If there is a defining characteristic to Mehlman and his tenure as Republican national chairman, it is his fascination with the communications and technological revolution that is sweeping American politics. This has produced once-unimaginable new ways to track down potential voters, by predicting voting habits based on where Americans live and the cars they drive and the magazines they read, and delivering tailored messages to different segments of an overly saturated electorate. Mehlman’s chairmanship has become an argument for the notion that the garrulous and instinctual political boss may be all but obsolete in this age of supersophisticated polling, data mining, niche marketing and microtargeting. In an arena that seems to value instinct, bravado, gall and undisciplined excess, Mehlman is empirical and deliberative. Why should a campaign manager direct resources based on a hunch when there is consumer data that can flush out Republicans living deep in Democratic enclaves? Why guess when you can measure what words will be most persuasive to the middle-class exurbanite voter marching on the StairMaster (watching, no doubt, the Republican ad that the Bush campaign placed on the closed-circuit gym channel after realizing that its voters were no longer at home watching the network news)?
When Mehlman talks about politics, he doesn’t talk about Machiavelli; he talks about “Moneyball,” Michael Lewis’s book about how the Oakland A’s employed statistical modeling to assemble a powerhouse baseball team, sending to pasture the old-line scouts with their years of calling it from their guts. “We are the party of ‘Moneyball!”’ Mehlman proclaimed, practically shouting and bouncing on the balls of his feet, talking to a room of slightly bewildered Republicans in California last year. “They measured everything. We are doing the same thing in politics.”
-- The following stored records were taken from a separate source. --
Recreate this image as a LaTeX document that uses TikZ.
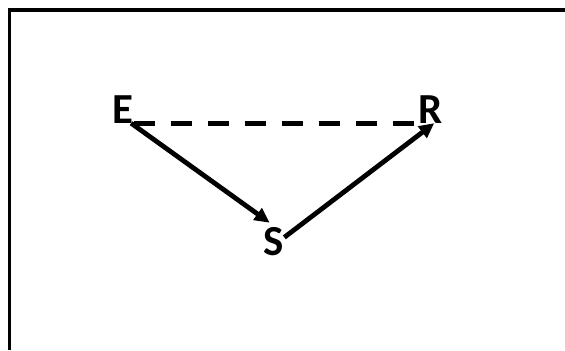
\documentclass[tikz,border=0pt]{standalone}
\usepackage{fontspec}
\setmainfont{Carlito}
\usetikzlibrary{positioning,arrows.meta}
\definecolor{inkBlack}{HTML}{000000}
\tikzset{
    letter/.style={inner sep=0pt,anchor=base,text=inkBlack,
        font=\fontsize{43}{50}\selectfont\bfseries},
    arrow/.style={-{Triangle[length=15bp,width=14bp]},draw=inkBlack,line width=4.8bp},
    dashline/.style={draw=inkBlack,line width=5bp,dash pattern=on 21bp off 16bp},
    frame/.style={draw=inkBlack,line width=3.5bp}
}
\begin{document}
\begin{tikzpicture}[x=1bp,y=1bp]
        \useasboundingbox (0,0) rectangle (565,350);
        \coordinate (fl) at (9.5,0);
        \coordinate (ftl) at (9.5,340);
        \coordinate (ftr) at (565,340);
        \draw[frame] (fl) -- (ftl) -- (ftr);
        \node[letter] (E) at (123,227) {E};
        \node[letter] (R) at (431,227) {R};
        \node[letter] (S) at (274,95) {S};
        \draw[dashline] (E.base east) -- (R.base west);
        \draw[arrow] (E.-60) -- ([xshift=6bp,yshift=4bp]S.north west);
        \draw[arrow] (S.20) -- ([xshift=2bp]R.-85);
    \end{tikzpicture}
\end{document}
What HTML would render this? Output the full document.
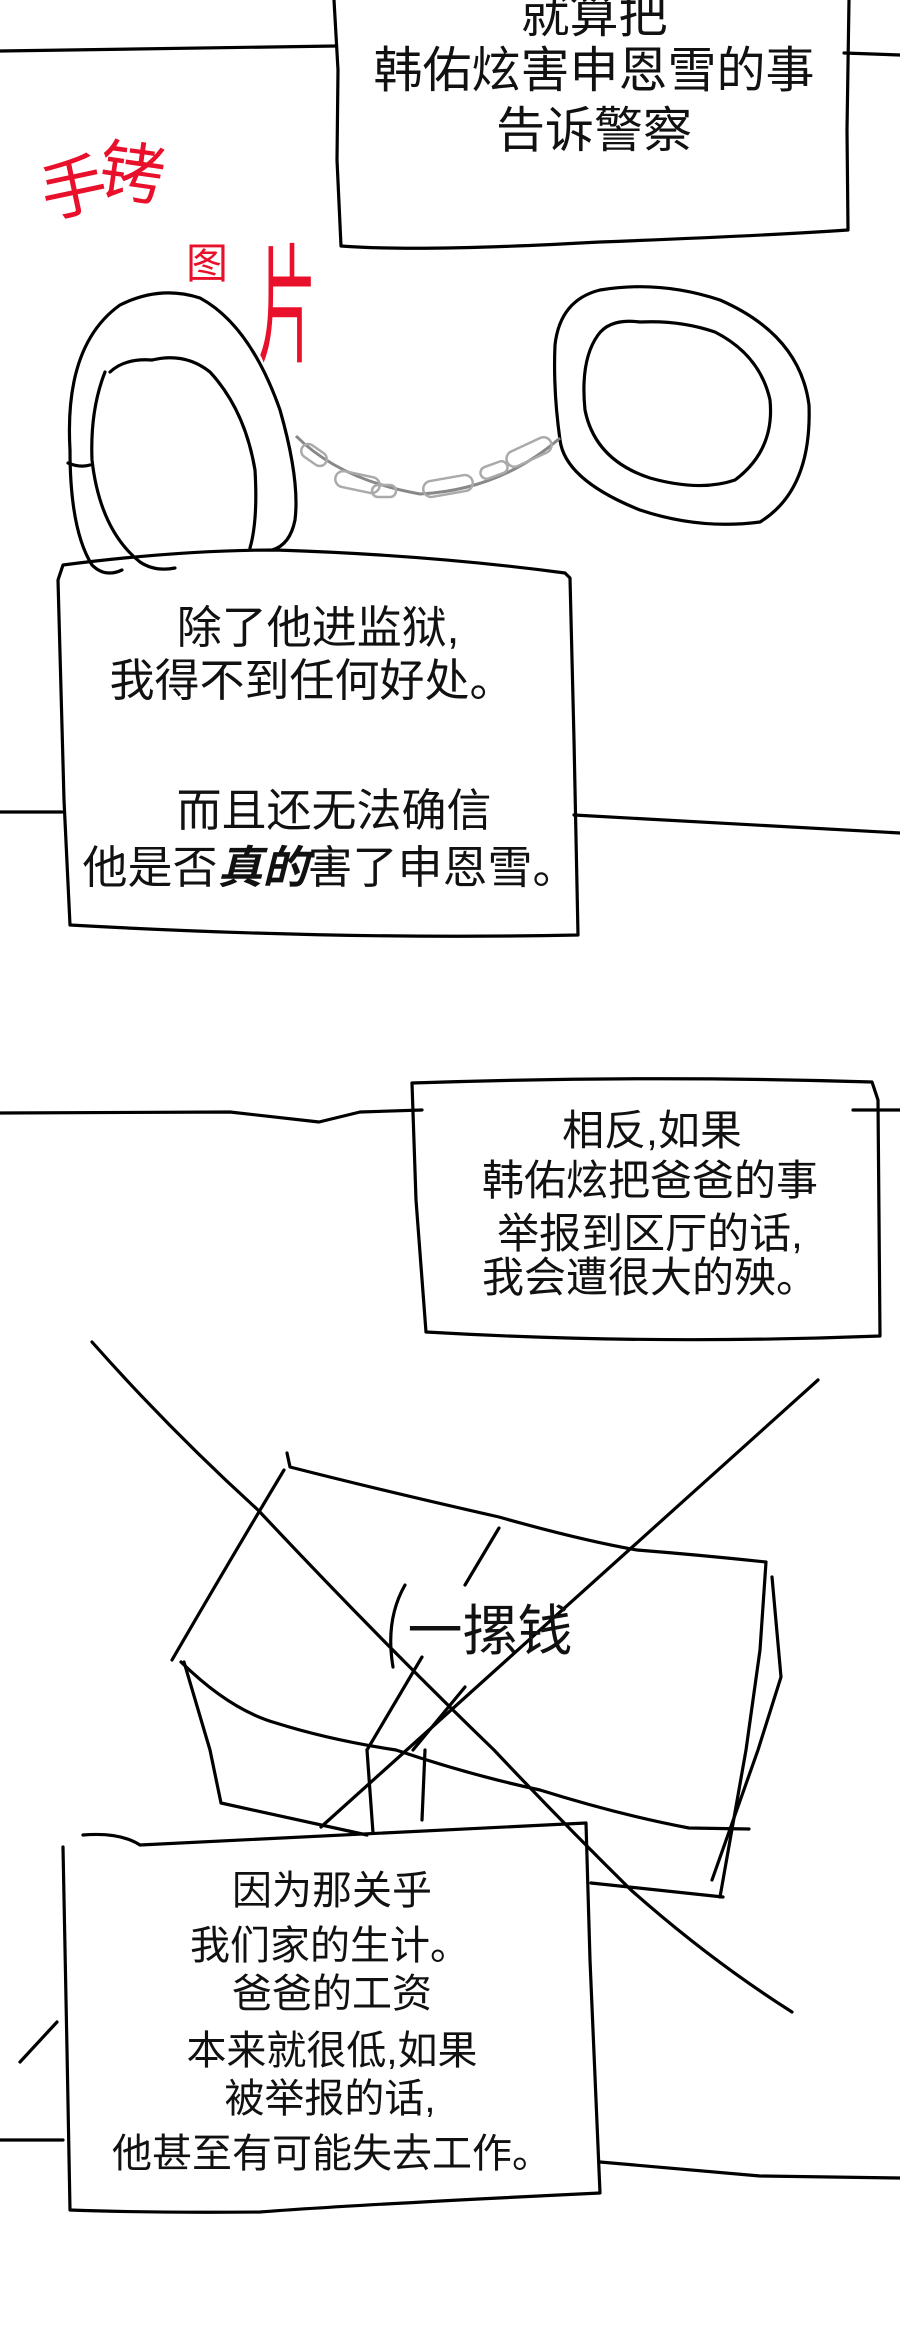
<!DOCTYPE html>
<html><head><meta charset="utf-8"><style>
html,body{margin:0;padding:0;background:#fff;}
svg{display:block;}
text{font-family:"Liberation Sans","Noto Sans CJK SC",sans-serif;}
</style></head><body>
<svg width="900" height="2334" viewBox="0 0 900 2334" xmlns="http://www.w3.org/2000/svg">
<g fill="none" stroke="#000" stroke-width="3.2" stroke-linecap="round" stroke-linejoin="round">
<path d="M0 51 L336 46"/>
<path d="M844 53 L900 55"/>
<!-- box 1 -->
<path d="M334 0 L338 70 L337 160 L341 246 Q420 252 600 242 Q760 236 848 230 L847 130 L849 0"/>
<!-- left cuff -->
<path d="M70 450 Q64 345 120 305 Q160 285 200 298 Q250 325 280 410 Q300 480 295 520 Q290 545 272 550"/>
<path d="M70 450 Q70 530 92 565 Q105 578 122 570"/>
<path d="M105 372 Q90 410 92 460 Q100 530 140 562 Q155 572 175 568"/>
<path d="M152 360 Q185 352 210 372 Q245 410 255 470 Q258 520 250 548"/>
<path d="M110 372 Q125 358 152 360"/>
<path d="M68 463 Q80 468 90 465"/>
<!-- right cuff -->
<path d="M555 345 Q560 300 600 290 Q660 280 720 300 Q800 335 809 405 Q812 490 760 522 Q700 530 640 510 Q565 480 560 440 Q553 390 555 345"/>
<path d="M598 335 Q610 318 640 322 Q680 320 715 332 Q760 355 770 400 Q775 450 735 480 Q700 492 650 478 Q595 460 585 410 Q580 360 598 335"/>
<!-- box 2 -->
<path d="M63 565 Q180 550 276 550 Q430 555 565 573 L570 578 L574 740 L578 935 Q340 940 70 925 L64 800 L58 580 Z"/>
<path d="M0 812 L62 812"/>
<path d="M574 815 L900 833"/>
<!-- section 2 lines -->
<path d="M0 1113 L230 1112 L319 1122 L360 1112 L422 1110"/>
<path d="M853 1110 L900 1110"/>
<!-- box 3 -->
<path d="M412 1083 Q650 1075 872 1082 L878 1100 L880 1336 Q650 1345 426 1332 L416 1200 Z"/>
<!-- crossing lines -->
<path d="M92 1342 Q170 1430 258 1510 Q380 1640 494 1750 Q560 1820 631 1890 Q710 1960 792 2012"/>
<path d="M818 1380 L321 1827"/>
<!-- money box -->
<path d="M287 1453 L290 1467 Q380 1490 499 1517 Q580 1540 637 1550 Q700 1555 766 1562 L760 1650 L746 1750 L720 1897"/>
<path d="M772 1577 L781 1677 L758 1750 L712 1880"/>
<path d="M284 1470 Q230 1560 172 1660"/>
<path d="M181 1662 Q230 1710 276 1723 Q330 1740 396 1750 Q470 1775 540 1790 Q620 1815 689 1828 L749 1829"/>
<path d="M184 1662 L210 1750 L221 1803 Q300 1820 367 1835"/>
<path d="M591 1883 L723 1897"/>
<path d="M367 1750 L373 1833"/>
<path d="M425 1750 L422 1820"/>
<path d="M422 1657 L367 1750"/>
<path d="M499 1528 L465 1585"/>
<path d="M405 1585 Q385 1620 393 1667"/>
<path d="M465 1687 L413 1750"/>
<!-- box 4 -->
<path d="M83 1835 Q120 1832 140 1845 Q300 1838 586 1823 L590 1960 L600 2193 Q350 2205 260 2212 Q150 2213 70 2210 L67 2050 L63 1847"/>
<path d="M0 2140 L63 2140"/>
<path d="M600 2162 L760 2176 L900 2178"/>
<path d="M20 2062 L57 2022"/>
</g>
<!-- chain -->
<g fill="none" stroke="#888" stroke-width="3">
<path d="M296 436 Q340 480 420 494 Q500 490 560 438"/>
</g>
<g fill="none" stroke="#aaa" stroke-width="2.5">
<rect x="300" y="448" width="28" height="14" rx="7" transform="rotate(35 314 455)"/>
<rect x="335" y="474" width="45" height="16" rx="8" transform="rotate(12 357 482)"/>
<rect x="372" y="485" width="24" height="12" rx="6"/>
<rect x="423" y="478" width="50" height="16" rx="8" transform="rotate(-10 448 486)"/>
<rect x="480" y="464" width="28" height="12" rx="6" transform="rotate(-20 494 470)"/>
<rect x="505" y="444" width="48" height="16" rx="8" transform="rotate(-25 529 452)"/>
</g>
<!-- red labels -->
<text x="40" y="212" font-size="66" style="fill:#e8102a" transform="rotate(-12 70 185)">手</text>
<text x="100" y="196" font-size="66" style="fill:#e8102a" transform="rotate(8 130 165)">铐</text>
<text x="186" y="278" font-size="42" style="fill:#e8102a">图</text>
<text x="0" y="0" font-size="130" style="fill:#e8102a" transform="translate(258 352) scale(0.45 1)">片</text>
<!-- texts -->
<g font-size="49" text-anchor="middle" style="fill:#111">
<text x="594" y="32">就算把</text>
<text x="594" y="87">韩佑炫害申恩雪的事</text>
<text x="594" y="147">告诉警察</text>
</g>
<g font-size="45" text-anchor="middle" style="fill:#111">
<text x="318" y="643">除了他进监狱,</text>
<text x="312" y="696">我得不到任何好处。</text>
<text x="334" y="826">而且还无法确信</text>
<text x="330" y="883">他是否<tspan font-weight="bold" font-style="italic">真的</tspan>害了申恩雪。</text>
</g>
<g font-size="42" text-anchor="middle" style="fill:#111">
<text x="652" y="1145">相反,如果</text>
<text x="650" y="1195">韩佑炫把爸爸的事</text>
<text x="650" y="1248">举报到区厅的话,</text>
<text x="650" y="1292">我会遭很大的殃。</text>
</g>
<text x="490" y="1650" font-size="55" text-anchor="middle" style="fill:#111">一摞钱</text>
<g font-size="40" text-anchor="middle" style="fill:#111">
<text x="332" y="1904">因为那关乎</text>
<text x="330" y="1959">我们家的生计。</text>
<text x="332" y="2007">爸爸的工资</text>
<text x="332" y="2064">本来就很低,如果</text>
<text x="330" y="2112">被举报的话,</text>
<text x="332" y="2167">他甚至有可能失去工作。</text>
</g>
</svg>
</body></html>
Mehlman, the son of a certified public account, seems as happy talking about the latest employee-relations techniques as he is talking about the inspiration he said he found watching Reagan stand up to the Soviet Union. “Gut alone is crazy,” Mehlman told me. “Why do gut when you can go with objective information? Hope is not a strategy. And gut instincts are always less effective than objective analysis.” Mehlman’s endless talk of metrics and management techniques is viewed as a quirky if fundamental part of his chemistry. His White House colleagues and friends poke fun at his obsession with order and measurement, at his daily spreadsheet of to-do lists. “He’s anal-retentive, man!” Karl Rove says.
Back when Mehlman took the job of party chairman, Republican command of the technologies of winning elections seemed the icing on the cake. Now it seems more like the cake itself. If there is one defining question in this campaign, it is whether the two big Republican Party weapons in this age of Bush — voter turnout and national security in the post-9/11 era — can be wheeled out again to overcome a political environment that has curdled for the Republican Party. As in 2002 and 2004, the White House has been hitting Democrats on national security and terror in a choreographed way, with a rollout that began, predictably, around Labor Day. But Democrats are pushing back this time, arguing that Bush’s policies have if anything made the world a less safe place, an argument reinforced by the continued images of turmoil from Iraq. Polls show that the Republican advantage on the issue is not what it once was, and even some Republicans worry about how many times the White House can credibly go back to this same well.
By contrast, the intricate political machine that Mehlman has built to identify and turn out Republicans is growing, and if the election in November is close, it could provide the Republican Party with the fire wall it needs. Democrats have, if belatedly, learned lessons from what the Republican Party has done and are adopting many of the same techniques. Still, no one thinks the Democrats have caught up on get-out-the-vote, or even can catch up before Election Day. Harold Ickes, a long-term national Democratic leader and one of the smartest strategists in either party, didn’t hesitate when asked if he thought the Republican Party had lapped the Democrats in the area of targeting and turnout. “Yes — there’s no question about it,” he said. Ickes’s response was revealing because he has embarked on a private effort to build a national database of registered voters, an implicit rebuke of the slower pace of Howard Dean, the Democratic Party leader, in this area. And Ickes was warm in his appraisal of Mehlman. “The general view is, he’s very good,” Ickes said. “They have good systems and he’s a good system person.”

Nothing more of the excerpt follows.